Previously the shop owner had welded the outlets to the top of the c-purlin, but I'd rather them be on the underside so I can set stuff on top of the purlin.
So I'm bending 3" wide 1/8" thick strap the weld to the underside of the purlin and then I will bolt the new water tight receptacles with covers to the strap.
In addition to getting the outlets the way I want them, this is giving me the opportunity use my new Millermatic 252 and become more familiar with Mig welding with shielding gas. All I had ever used with my MM140 was flux core.
The question I'm having is with bead height. It looks like the majority of the weld it pretty tall in height so I'm wonder what ways (techniques) to use to smooth it out?

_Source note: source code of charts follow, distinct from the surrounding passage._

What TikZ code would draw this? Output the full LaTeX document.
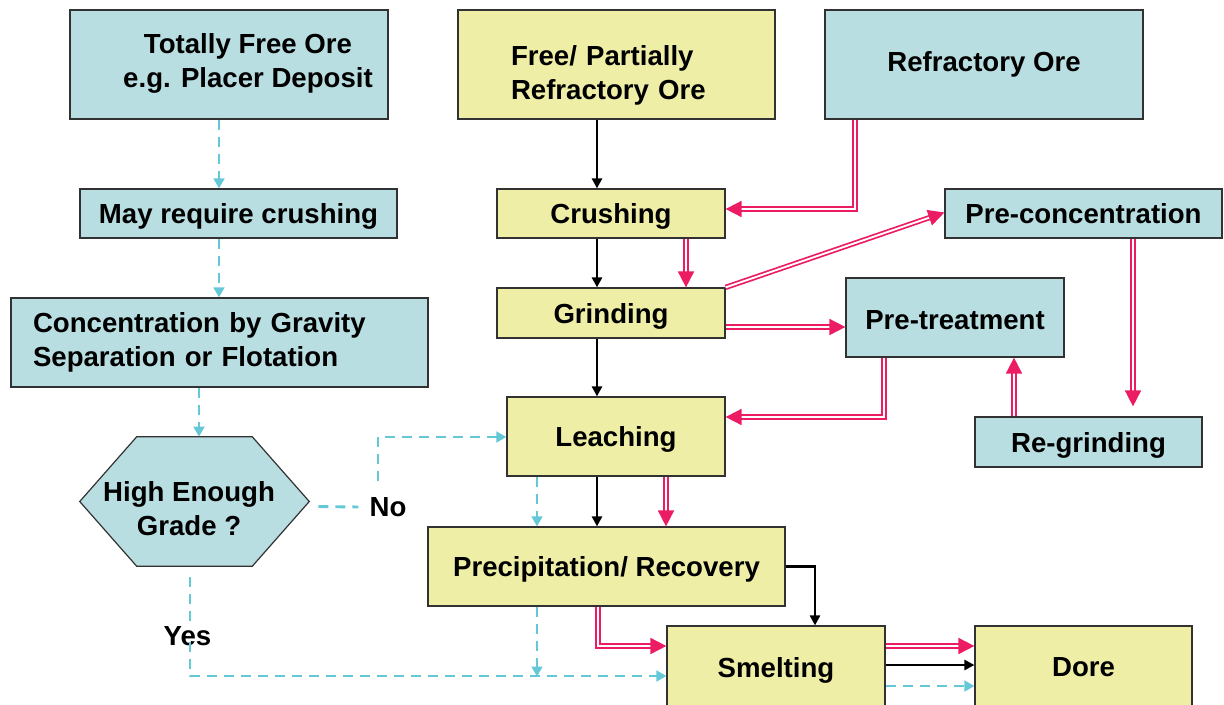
\documentclass[tikz,border=0pt]{standalone}
\usepackage{fontspec}
\setmainfont{Liberation Sans}
\usetikzlibrary{arrows.meta,calc,backgrounds}
\definecolor{boxblue}{RGB}{185,222,225}
\definecolor{boxyellow}{RGB}{238,238,166}
\definecolor{flowred}{RGB}{236,28,100}
\definecolor{flowcyan}{RGB}{100,200,215}
\definecolor{edgegray}{RGB}{50,50,50}
\begin{document}
\begin{tikzpicture}[x=0.75pt,y=-0.75pt,
  txt/.style={font=\bfseries\fontsize{20.7}{25.5}\selectfont, inner sep=1.5pt, align=center},
  boxbase/.style={txt, draw=edgegray, line width=0.9pt, rectangle},
  nodepth/.style={text depth=0pt},
  bluebox/.style={boxbase, fill=boxblue},
  yellowbox/.style={boxbase, fill=boxyellow},
  blackarr/.style={draw=black, line width=2pt, -{Triangle[length=7.5pt,width=7.5pt]}},
  redarr/.style={draw=flowred, line width=1.3pt, double=white, double distance=1.4pt, -{Triangle[length=12pt,width=12pt]}},
  cyanline/.style={draw=flowcyan, line width=2.2pt, dash pattern=on 7.5pt off 5.25pt},
  cyanarr/.style={cyanline, -{Triangle[length=7.5pt,width=8pt]}}
]
\useasboundingbox (0,0) rectangle (1224,704);

% ---- boxes ----
\node[bluebox, minimum width=238.5pt, minimum height=81.75pt,
  label={[txt, xshift=14.25pt, yshift=0.7pt]center:{Totally Free Ore\\e.g. Placer Deposit}}] (free) at (229,64.5) {};
\node[yellowbox, minimum width=237.75pt, minimum height=81.75pt,
  label={[txt, align=left, text width=158.25pt, yshift=-7.9pt]center:{Free/ Partially\\Refractory Ore}}] (partial) at (616.5,64.5) {};
\node[bluebox, minimum width=238.5pt, minimum height=81.75pt] (refr) at (984,64.5) {Refractory Ore};

\node[bluebox, nodepth, minimum width=237.75pt, minimum height=36.75pt] (mayc) at (238.5,213.5) {May require crushing};
\node[yellowbox, nodepth, minimum width=171pt, minimum height=36.75pt] (crush) at (611,213.5) {Crushing};
\node[bluebox, minimum width=207.75pt, minimum height=36.75pt] (precon) at (1083.5,213.5) {Pre-concentration};

\node[yellowbox, nodepth, minimum width=171pt, minimum height=37.5pt] (grind) at (611,313) {Grinding};
\node[bluebox, minimum width=312.75pt, minimum height=66.75pt, text width=279.75pt, align=left] (conc) at (219.5,342.5) {Concentration by Gravity\\Separation or Flotation};
\node[bluebox, minimum width=163.5pt, minimum height=59.25pt,
  label={[txt, yshift=-2.2pt]center:Pre-treatment}] (pretr) at (955,317.5) {};

\node[yellowbox, nodepth, minimum width=163.5pt, minimum height=59.25pt] (leach) at (616,436.5) {Leaching};
\node[bluebox, nodepth, minimum width=170.25pt, minimum height=37.5pt] (regr) at (1088.5,442) {Re-grinding};

\node[txt, minimum width=171.75pt, minimum height=96.75pt, inner sep=0pt,
  label={[txt, xshift=-4.1pt, yshift=-5.6pt]center:{High Enough\\Grade ?}}] (hex) at (194.5,501.5) {};
\begin{scope}[on background layer]
\draw[draw=edgegray, line width=0.9pt, fill=boxblue]
  (hex.west) -- ($(hex.north west)+(57,0)$) -- ($(hex.north east)+(-57,0)$) -- (hex.east)
  -- ($(hex.south east)+(-57,0)$) -- ($(hex.south west)+(57,0)$) -- cycle;
\end{scope}

\node[yellowbox, nodepth, minimum width=267.75pt, minimum height=59.25pt] (precip) at (606.5,566.5) {Precipitation/ Recovery};
\node[yellowbox, nodepth, minimum width=163.5pt, minimum height=61.5pt] (smelt) at (776,667) {Smelting};
\node[yellowbox, minimum width=162.75pt, minimum height=61.5pt] (dore) at (1083.5,667) {Dore};

\node[txt] (no) at (388,507) {No};
\node[txt] (yes) at (187.5,636) {Yes};

% ---- black connectors ----
\draw[blackarr] ($(partial.south)+(-19.5,0)$) -- ($(crush.north)+(-14,0)$);
\draw[blackarr] ($(crush.south)+(-14,0)$) -- ($(grind.north)+(-14,0)$);
\draw[blackarr] ($(grind.south)+(-14,0)$) -- ($(leach.north)+(-19,0)$);
\draw[blackarr] ($(leach.south)+(-19,0)$) -- ($(precip.north)+(-9.5,0)$);
\draw[blackarr] (precip.east) -| ($(smelt.north)+(39,0)$);
\draw[blackarr] ($(smelt.east)+(0,-2)$) -- ($(dore.west)+(0,-2)$);

% ---- red double connectors ----
\draw[redarr] ($(refr.south)+(-129,0)$) |- ($(crush.east)+(0,-4.5)$);
\draw[redarr] ($(crush.south)+(75,0)$) -- ($(grind.north)+(75,0)$);
\draw[redarr] (grind.north east) -- ($(precon.west)+(0,-1)$);
\draw[redarr] ($(grind.east)+(0,14)$) -- ($(pretr.west)+(0,9.5)$);
\draw[redarr] ($(pretr.south)+(-71,0)$) |- ($(leach.east)+(0,-19.5)$);
\draw[redarr] ($(precon.south)+(49.5,0)$) -- ($(regr.north)+(44.5,-10)$);
\draw[redarr] ($(regr.north)+(-74.5,0)$) -- ($(pretr.south)+(59,0)$);
\draw[redarr] ($(leach.south)+(50,0)$) -- ($(precip.north)+(59.5,0)$);
\draw[redarr] ($(precip.south)+(-8.5,0)$) |- ($(smelt.west)+(0,-21)$);
\draw[redarr] ($(smelt.east)+(0,-21)$) -- ($(dore.west)+(0,-21)$);

% ---- cyan dashed connectors ----
\draw[cyanarr] ($(free.south)+(-10,0)$) -- ($(mayc.north)+(-19.5,0)$);
\draw[cyanarr] ($(mayc.south)+(-19.5,0)$) -- ($(conc.north)+(-0.5,0)$);
\draw[cyanarr] ($(conc.south)+(-20.5,0)$) -- ($(hex.north)+(4.5,0)$);
\draw[cyanline] ($(hex.east)+(9,5)$) -- ($(no.west)+(-9,0)$);
\draw[cyanarr] ($(no.north)+(-10,-14)$) |- ($(leach.west)+(0,0.5)$);
\draw[cyanline] ($(hex.south)+(-4.5,11)$) -- ($(yes.north)+(2.5,0)$);
\draw[cyanarr] ($(yes.south)+(2.5,-6)$) |- ($(smelt.west)+(0,9)$);
\draw[cyanarr] ($(leach.south)+(-79,0)$) -- ($(precip.north)+(-69.5,0)$);
\draw[cyanarr] ($(precip.south)+(-69.5,0)$) -- ($(precip.south)+(-69.5,70)$);
\draw[cyanarr] ($(smelt.east)+(0,19)$) -- ($(dore.west)+(0,19)$);
\end{tikzpicture}
\end{document}
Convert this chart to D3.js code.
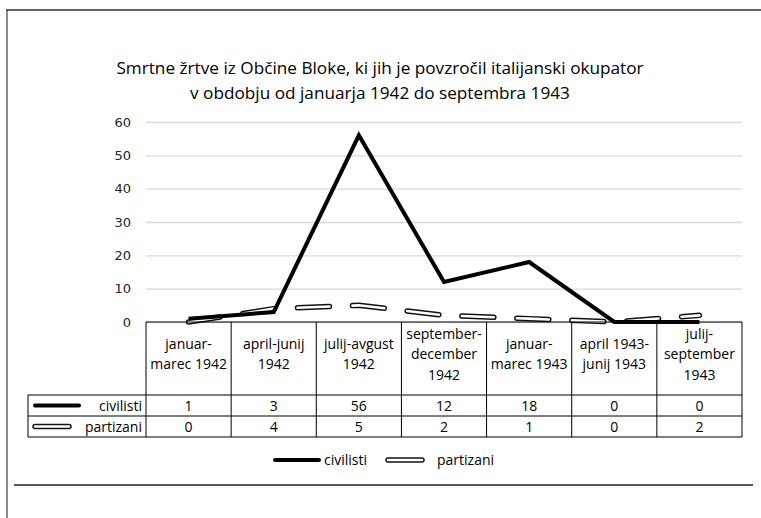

I'm using the recommended Miller settings for 1/8" (17.4V and I think 230ipm and shielding gas (75% argon 25% Co2) at ~24cfh.
I have the material butted flush with basically no gap.
I did have a few pieces where there were gaps and the weld flattened out more until it started to (key hole I guess its called) basically burn through which was fine until I got to far ahead and the wire just poked through the hole without touching material causing my arc to stop. Then I had to restart.
So I'm wondering what would be the best way to setup the material for Mig?
I just got the material from the steel supplier and it was all kept indoors so I didn't bother grinding the material where I was welding before hand.
How important is removing the mill scale? I didn't have porosity.
I just need to get use to watching the puddle looking around the big mig nozzle so I can weld where it is suppose to go. Also getting use to a new fixed shade #10 I have in a new jackson hood I bought. I like the headgear in the new jackson better than my +10 year old jackson hood I have. I have found keeping the gun perpendicular with the material helps to flatten out the weld some.